“My dad won’t let me go to the boston music fest BC of the marathon bombing. with that mentality I’ll never be able to go anywhere.”
I replied, perhaps hastily: “In israel, which sadly had its share, our young people - inc my 2 daughters - go everywhere, even a few hrs after,” a bombing.
She sadly wrote back: “Yeah, even though it’s sad, a rare occurrence shouldnt stop us from living our routine lives no matter how bad.”
Unsure how to comfort the writer, I stopped the correspondence and instead asked myself: How is my experience dealing with terrorism in Israel relevant to the people of Boston? The truth was that I did not know. So, I began to pay more attention to what people in Boston were saying about the Marathon bombings.
I found many signs of pain and apprehension: the shootout rehashed on TV, mobile security cameras installed, PA system enhanced, to mention only a few. But I also discovered expressions of optimism and hope: a bombing survivor’s fiancée expecting a child, runners preparing for the upcoming Marathon, banners hung to celebrate the resilience of the people of Boston, even the painting of a new finish line.
An example that I found truly remarkable was that of Adrianne Haslet-Davis, the dancer who lost her leg in the bombings. Less than a year later (and two weeks after my Twitter exchange), she took the stage at the 2014 TED Conference in Vancouver and danced again — for the first time in public since she suffered her grievous loss. The Globe reported that she “showed off her new high-tech prosthetic leg as she twirled across the floor.”

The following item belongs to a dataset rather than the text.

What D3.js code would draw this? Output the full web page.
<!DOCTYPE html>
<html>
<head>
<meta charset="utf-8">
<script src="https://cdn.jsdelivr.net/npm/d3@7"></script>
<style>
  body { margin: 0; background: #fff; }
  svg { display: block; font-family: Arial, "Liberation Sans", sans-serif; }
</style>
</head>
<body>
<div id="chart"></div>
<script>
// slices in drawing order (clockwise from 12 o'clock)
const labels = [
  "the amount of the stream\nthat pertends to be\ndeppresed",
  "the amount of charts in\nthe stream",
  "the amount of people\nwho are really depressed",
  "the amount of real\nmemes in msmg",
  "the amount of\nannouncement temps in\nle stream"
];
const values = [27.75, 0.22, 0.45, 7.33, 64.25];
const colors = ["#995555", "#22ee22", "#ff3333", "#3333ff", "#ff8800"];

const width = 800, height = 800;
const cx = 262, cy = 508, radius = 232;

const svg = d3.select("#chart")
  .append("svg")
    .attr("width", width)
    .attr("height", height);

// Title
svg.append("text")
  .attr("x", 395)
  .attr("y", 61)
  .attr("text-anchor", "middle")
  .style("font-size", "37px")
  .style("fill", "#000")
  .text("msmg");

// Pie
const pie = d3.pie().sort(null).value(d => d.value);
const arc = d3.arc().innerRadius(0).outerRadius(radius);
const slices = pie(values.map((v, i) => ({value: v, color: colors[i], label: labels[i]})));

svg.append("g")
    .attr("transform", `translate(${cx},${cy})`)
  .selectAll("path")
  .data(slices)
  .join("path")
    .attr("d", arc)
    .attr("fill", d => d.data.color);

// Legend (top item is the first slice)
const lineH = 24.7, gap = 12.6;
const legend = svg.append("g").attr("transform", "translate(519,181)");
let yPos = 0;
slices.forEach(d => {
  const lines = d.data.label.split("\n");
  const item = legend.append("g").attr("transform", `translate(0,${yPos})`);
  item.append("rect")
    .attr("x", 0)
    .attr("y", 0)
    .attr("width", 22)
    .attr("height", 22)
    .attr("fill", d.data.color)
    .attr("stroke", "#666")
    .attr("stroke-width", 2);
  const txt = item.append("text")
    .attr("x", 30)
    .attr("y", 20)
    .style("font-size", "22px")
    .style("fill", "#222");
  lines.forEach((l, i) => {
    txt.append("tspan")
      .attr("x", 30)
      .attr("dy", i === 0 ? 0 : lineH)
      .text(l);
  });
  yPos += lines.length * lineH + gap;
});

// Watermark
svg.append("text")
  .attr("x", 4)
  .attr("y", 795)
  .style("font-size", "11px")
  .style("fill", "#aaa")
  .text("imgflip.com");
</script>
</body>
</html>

No doubt she endured months of extraordinary physical and emotional challenges as she climbed back to normalcy. These are the sort of challenges to which Israel’s population, after years of terrorism, has become accustomed. Many of our citizens have been left handicapped or traumatized, often both. Despite the difficulties, however, most people have found a way to overcome their circumstances through personal resilience and the support of a society that stands by its victims — indeed embraces them.
Here in Boston, too, both of these qualities have been abundantly evident.
Our experience shows that while the personal tragedies are enduring, the personal successes are an inspiration helping the collective. The stories of the many survivors have demonstrated that as well as any Israeli could, making our own stories superfluous here. Perhaps there is no better embodiment of the unwavering spirit of this city — indeed, like that of Israel — than the conclusion of the Globe’s aforementioned write-up:
“After finishing her performance, Haslet-Davis sported a huge smile, wiped a tear from her eye and took a bow.”
No one can guarantee that tragedy will never strike, but this model of resilience is critical when — heaven forbid — it does. The support and love of the people of Boston, no doubt, are helping all of the city’s residents to overcome the past and move on.
Good luck to this year’s Marathon participants. May the best runner win.